= Branson Reese =

American comedic artist and writer

Branson Reese is an American comedy writer, comics artist, and podcaster. He writes the webcomic strip Swan Boy and is on the actual play podcast Rude Tales of Magic. Originally from the Washington, D.C. area, he is currently based in Los Angeles.

==Career==
Reese originated the smooth shark meme in 2017. He posted a comic, "The Person Who Discovered Sharks", on Twitter, which ends with a person underwater saying, "Smooth lions are eating me." When others, including a self-identified scuba instructor, pointed out that shark skin is actually rough and abrasive, Reese comically doubled down, insisting shark skin was smooth, and even posting an image of himself reading a paperback Stephen King novel with a crude "Sharks Are Smooth as Hell" cover pasted on.

He is the Dungeon Master for the first arc of the actual play Dungeons & Dragons podcast Rude Tales of Magic, which began in 2019. He has also been DM or a player in the podcast's other arcs.
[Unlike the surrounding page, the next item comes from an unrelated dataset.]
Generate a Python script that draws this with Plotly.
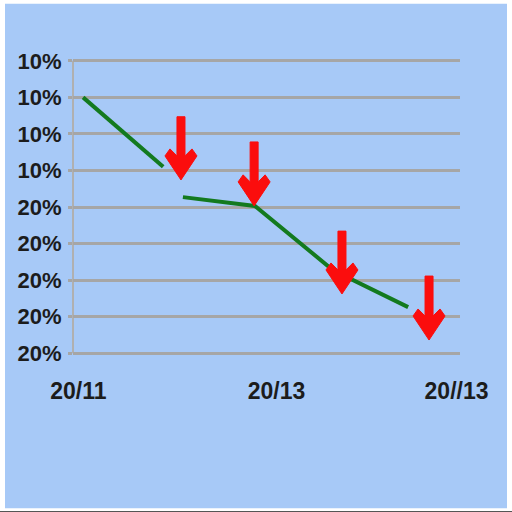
import plotly.graph_objects as go

# ---- data ----
y_tick_vals = [0, 1, 2, 3, 4, 5, 6, 7, 8]
y_tick_text = ["20%", "20%", "20%", "20%", "20%", "10%", "10%", "10%", "10%"]
x_tick_vals = [1.4, 52.6, 99.1]
x_tick_text = ["20/11", "20/13", "20//13"]

line_x = [2.6, 23.3, None, 28.4, 47.0, 67.2, 86.6]
line_y = [7.0, 5.1, None, 4.27, 4.03, 2.27, 1.26]

arrow_x = [27.9, 46.8, 69.5, 92.0]
arrow_top_y = [6.47, 5.78, 3.34, 2.11]
arrow_tip_y = [4.74, 4.03, 1.62, 0.36]

# ---- layout geometry ----
W, H = 512, 512
PAD = 0.05
XR = [0, 100]
YR = [0 - PAD, 8 + PAD]
X0PX, X1PX = 73, 460          # pixel span of x range
G0PX, G8PX = 353, 61          # pixel rows of gridlines 0 and 8
sy = (G0PX - G8PX) / 8
L, R = X0PX, W - X1PX
T = G8PX - PAD * sy
B = H - G0PX - PAD * sy
pw, ph = W - L - R, H - T - B
sx = pw / (XR[1] - XR[0])

BLUE = "#a7c9f7"
GRID = "#a6a6a6"
TXT = "#1c1c1c"
GREEN = "#137a1f"
RED = "#fb0d0d"

fig = go.Figure()

fig.add_trace(go.Scatter(x=line_x, y=line_y, mode="lines",
                         line=dict(color=GREEN, width=4), connectgaps=False,
                         hoverinfo="skip", showlegend=False))

# arrow outline in pixel offsets relative to tip (y up positive)
head = [(-4, None), (4, None), (4, 24), (11, 31), (16, 24), (0, 0),
        (-16, 24), (-11, 31), (-4, 24)]
for ax_, top, tip in zip(arrow_x, arrow_top_y, arrow_tip_y):
    xs, ys = [], []
    for dx, dy in head:
        xs.append(ax_ + dx / sx)
        ys.append(top if dy is None else tip + dy / sy)
    xs.append(xs[0]); ys.append(ys[0])
    fig.add_trace(go.Scatter(x=xs, y=ys, mode="lines", fill="toself",
                             fillcolor=RED, line=dict(color=RED, width=1),
                             hoverinfo="skip", showlegend=False))

def px2paper_x(p):
    return (p - L) / pw

def px2paper_y(p):
    return (H - B - p) / ph

shapes = [
    dict(type="rect", xref="paper", yref="paper", layer="below",
         x0=px2paper_x(5), x1=px2paper_x(507), y0=px2paper_y(508), y1=px2paper_y(4),
         fillcolor=BLUE, line=dict(width=0)),
    dict(type="line", xref="paper", yref="paper", layer="below",
         x0=px2paper_x(0), x1=px2paper_x(512), y0=px2paper_y(511.5), y1=px2paper_y(511.5),
         line=dict(color="#555555", width=1.5)),
]

fig.update_layout(
    width=W, height=H,
    margin=dict(l=L, r=R, t=T, b=B, pad=0),
    paper_bgcolor="white", plot_bgcolor="rgba(0,0,0,0)",
    shapes=shapes,
    font=dict(family="Liberation Sans, Arial, sans-serif", color=TXT),
    xaxis=dict(range=XR, tickvals=x_tick_vals, ticktext=x_tick_text,
               showgrid=False, zeroline=False, showline=False, ticks="",
               tickfont=dict(size=23, family="Liberation Sans, Arial", weight="bold", color=TXT),
               ticklabelstandoff=int(round(18 + PAD * sy)), fixedrange=True),
    yaxis=dict(range=YR, tickvals=y_tick_vals, ticktext=y_tick_text,
               showgrid=True, gridcolor=GRID, gridwidth=3, zeroline=False,
               showline=False, ticks="outside", ticklen=4, tickwidth=3, tickcolor=GRID,
               tickfont=dict(size=22, family="Liberation Sans, Arial", weight="bold", color=TXT),
               ticklabelstandoff=2, fixedrange=True),
)

# vertical axis line between the outer gridlines
fig.add_shape(type="line", xref="paper", yref="y", x0=0, x1=0, y0=0, y1=8,
              line=dict(color="#b0b0b0", width=2), layer="below")

fig.write_html("out.html", config=dict(displayModeBar=False),
               post_script="document.body.style.margin='0';")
Other cast members of Rude Tales of Magic are Ali Fisher, Christopher Hastings, Joe Lepore, Carly Monardo, and Tim Platt.
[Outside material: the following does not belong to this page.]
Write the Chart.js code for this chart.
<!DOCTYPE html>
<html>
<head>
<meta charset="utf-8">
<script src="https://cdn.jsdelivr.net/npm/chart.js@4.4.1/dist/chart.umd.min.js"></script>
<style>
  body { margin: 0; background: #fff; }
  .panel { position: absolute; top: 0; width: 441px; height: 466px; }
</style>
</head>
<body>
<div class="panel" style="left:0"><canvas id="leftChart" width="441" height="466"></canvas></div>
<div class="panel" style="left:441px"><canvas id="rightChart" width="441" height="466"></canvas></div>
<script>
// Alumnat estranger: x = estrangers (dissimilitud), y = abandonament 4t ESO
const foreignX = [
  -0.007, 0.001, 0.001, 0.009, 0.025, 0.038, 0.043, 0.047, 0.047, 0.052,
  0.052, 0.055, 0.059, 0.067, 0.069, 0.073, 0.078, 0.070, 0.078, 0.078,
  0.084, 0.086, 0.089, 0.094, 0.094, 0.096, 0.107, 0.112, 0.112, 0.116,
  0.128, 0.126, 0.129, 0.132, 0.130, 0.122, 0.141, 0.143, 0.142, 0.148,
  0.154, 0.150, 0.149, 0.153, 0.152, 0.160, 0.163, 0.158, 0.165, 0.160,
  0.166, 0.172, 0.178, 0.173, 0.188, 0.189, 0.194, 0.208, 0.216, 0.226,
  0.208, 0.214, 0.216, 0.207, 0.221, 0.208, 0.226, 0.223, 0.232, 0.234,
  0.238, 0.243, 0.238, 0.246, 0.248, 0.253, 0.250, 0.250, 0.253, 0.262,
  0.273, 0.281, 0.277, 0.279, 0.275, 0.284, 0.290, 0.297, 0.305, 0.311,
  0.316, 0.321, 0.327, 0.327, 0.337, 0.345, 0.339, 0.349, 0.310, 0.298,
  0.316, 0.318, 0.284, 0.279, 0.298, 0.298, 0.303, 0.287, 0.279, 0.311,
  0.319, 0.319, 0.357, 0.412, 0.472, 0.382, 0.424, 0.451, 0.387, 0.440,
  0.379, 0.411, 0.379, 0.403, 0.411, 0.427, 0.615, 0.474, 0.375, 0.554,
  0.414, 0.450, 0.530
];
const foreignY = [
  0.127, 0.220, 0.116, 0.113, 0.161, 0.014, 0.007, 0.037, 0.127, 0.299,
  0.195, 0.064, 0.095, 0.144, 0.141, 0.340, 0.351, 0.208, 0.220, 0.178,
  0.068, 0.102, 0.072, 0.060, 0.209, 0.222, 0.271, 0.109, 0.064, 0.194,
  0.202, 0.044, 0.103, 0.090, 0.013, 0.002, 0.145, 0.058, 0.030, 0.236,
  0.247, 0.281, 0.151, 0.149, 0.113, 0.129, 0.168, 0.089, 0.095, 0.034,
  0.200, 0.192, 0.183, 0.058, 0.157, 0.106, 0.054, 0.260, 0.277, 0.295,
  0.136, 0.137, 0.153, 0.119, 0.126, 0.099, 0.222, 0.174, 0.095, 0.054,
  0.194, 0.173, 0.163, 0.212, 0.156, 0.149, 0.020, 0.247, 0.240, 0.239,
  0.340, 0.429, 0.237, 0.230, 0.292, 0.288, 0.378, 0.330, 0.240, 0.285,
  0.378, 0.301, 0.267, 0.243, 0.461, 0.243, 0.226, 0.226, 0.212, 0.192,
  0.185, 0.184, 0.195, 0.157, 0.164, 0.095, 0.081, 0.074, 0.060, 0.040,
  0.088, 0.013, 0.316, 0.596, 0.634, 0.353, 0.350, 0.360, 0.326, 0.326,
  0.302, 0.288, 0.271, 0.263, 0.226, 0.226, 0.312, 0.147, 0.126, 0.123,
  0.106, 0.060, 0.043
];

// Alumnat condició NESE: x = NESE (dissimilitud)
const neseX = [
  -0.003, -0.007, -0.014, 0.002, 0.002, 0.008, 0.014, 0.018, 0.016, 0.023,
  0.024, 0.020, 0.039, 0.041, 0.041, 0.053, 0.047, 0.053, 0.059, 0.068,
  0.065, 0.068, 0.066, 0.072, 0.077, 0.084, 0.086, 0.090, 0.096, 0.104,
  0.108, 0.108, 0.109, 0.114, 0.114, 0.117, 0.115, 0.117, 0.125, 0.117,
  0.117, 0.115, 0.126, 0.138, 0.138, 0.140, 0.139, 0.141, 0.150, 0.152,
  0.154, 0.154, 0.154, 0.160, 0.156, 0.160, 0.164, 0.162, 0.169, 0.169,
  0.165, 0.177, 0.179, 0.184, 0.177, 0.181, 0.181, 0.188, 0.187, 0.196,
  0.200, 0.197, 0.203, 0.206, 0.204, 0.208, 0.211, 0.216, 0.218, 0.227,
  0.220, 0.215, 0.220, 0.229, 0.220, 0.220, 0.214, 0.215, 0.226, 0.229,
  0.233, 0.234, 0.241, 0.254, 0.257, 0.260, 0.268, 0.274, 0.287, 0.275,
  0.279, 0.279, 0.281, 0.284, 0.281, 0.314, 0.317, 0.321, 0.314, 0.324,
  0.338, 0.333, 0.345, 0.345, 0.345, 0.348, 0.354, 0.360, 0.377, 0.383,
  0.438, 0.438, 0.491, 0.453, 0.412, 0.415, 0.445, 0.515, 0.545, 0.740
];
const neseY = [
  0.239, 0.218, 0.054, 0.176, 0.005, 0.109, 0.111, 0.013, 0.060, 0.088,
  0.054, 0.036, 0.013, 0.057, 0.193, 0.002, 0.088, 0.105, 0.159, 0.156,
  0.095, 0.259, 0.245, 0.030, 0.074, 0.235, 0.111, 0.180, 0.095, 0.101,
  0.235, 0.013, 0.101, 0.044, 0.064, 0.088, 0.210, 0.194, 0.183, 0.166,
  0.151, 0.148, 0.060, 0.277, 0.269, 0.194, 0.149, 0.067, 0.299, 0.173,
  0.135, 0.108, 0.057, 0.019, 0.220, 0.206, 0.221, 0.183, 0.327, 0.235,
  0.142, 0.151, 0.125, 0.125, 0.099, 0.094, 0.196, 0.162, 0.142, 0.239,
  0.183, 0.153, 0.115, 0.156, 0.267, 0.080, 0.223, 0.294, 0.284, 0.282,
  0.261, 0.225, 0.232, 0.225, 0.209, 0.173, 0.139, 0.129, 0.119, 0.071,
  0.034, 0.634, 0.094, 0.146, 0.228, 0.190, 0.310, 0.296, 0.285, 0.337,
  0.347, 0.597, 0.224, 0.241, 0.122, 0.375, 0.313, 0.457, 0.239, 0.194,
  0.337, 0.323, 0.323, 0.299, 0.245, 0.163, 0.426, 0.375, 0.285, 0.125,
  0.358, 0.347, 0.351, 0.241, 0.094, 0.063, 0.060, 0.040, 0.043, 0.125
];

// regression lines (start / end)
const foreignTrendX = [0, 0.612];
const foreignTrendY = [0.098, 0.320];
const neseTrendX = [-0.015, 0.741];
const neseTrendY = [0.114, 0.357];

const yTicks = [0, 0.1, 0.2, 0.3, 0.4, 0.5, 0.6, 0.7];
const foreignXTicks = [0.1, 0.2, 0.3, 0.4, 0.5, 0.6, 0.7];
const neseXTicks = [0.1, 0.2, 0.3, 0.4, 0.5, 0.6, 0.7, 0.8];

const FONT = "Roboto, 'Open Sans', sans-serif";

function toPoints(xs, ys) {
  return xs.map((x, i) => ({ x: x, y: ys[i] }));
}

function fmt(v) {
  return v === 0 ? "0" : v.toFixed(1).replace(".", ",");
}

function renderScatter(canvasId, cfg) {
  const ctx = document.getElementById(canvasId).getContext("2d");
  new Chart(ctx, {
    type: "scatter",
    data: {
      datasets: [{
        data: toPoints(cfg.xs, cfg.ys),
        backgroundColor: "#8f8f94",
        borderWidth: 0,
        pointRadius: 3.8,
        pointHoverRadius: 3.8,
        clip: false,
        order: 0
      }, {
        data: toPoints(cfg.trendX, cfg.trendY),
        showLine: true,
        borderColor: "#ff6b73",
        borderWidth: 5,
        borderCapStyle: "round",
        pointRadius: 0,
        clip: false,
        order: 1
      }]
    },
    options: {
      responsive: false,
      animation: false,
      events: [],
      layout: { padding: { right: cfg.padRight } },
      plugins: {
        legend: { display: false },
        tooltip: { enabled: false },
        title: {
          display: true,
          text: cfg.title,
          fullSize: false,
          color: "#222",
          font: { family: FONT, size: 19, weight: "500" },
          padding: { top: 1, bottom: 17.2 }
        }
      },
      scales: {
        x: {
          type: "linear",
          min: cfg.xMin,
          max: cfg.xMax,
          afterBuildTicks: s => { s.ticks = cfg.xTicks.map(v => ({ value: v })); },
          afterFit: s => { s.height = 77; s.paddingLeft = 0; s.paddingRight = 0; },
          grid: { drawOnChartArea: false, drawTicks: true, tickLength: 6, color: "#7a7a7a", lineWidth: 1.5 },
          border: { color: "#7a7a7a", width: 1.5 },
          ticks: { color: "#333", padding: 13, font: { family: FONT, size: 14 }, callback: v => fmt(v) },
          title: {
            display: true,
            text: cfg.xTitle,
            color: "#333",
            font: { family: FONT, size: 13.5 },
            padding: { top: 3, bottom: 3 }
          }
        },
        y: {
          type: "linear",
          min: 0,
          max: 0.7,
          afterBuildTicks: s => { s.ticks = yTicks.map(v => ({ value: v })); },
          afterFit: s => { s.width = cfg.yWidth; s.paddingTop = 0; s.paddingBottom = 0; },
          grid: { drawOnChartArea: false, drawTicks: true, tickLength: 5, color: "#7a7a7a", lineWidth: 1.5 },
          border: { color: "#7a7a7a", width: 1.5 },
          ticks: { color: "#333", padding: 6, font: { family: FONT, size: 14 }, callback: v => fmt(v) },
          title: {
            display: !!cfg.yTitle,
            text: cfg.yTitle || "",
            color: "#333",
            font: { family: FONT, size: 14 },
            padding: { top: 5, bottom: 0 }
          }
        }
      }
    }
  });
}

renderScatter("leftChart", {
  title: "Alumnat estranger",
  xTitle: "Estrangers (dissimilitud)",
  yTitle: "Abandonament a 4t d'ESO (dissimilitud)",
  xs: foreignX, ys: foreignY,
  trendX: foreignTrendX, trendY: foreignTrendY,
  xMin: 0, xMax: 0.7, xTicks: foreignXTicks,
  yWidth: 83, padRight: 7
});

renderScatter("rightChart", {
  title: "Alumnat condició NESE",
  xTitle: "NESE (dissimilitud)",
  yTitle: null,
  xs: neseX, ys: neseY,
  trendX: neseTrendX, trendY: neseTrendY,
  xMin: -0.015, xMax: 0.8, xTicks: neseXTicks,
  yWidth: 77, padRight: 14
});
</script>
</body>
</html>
His webcomic Swan Boy was named Best Webcomic by Broken Frontier in its 2018 awards. Broken Frontier also gave a positive review to his 2020 book Hell Was Full, published by Oni Press. In 2021, ten short Swan Boy animations, produced by Augenblick Studios, were included in the FXX anthology series Cake. Reese voiced the title character. He has also voice acted in other animated series (e.g., Strip Law) and podcasts (e.g., Mission to Zyxx).

Reese is the cocreator of The Kids from S.I.P.P.Y., a forthcoming Hulu animated series, with Nicole Silverberg.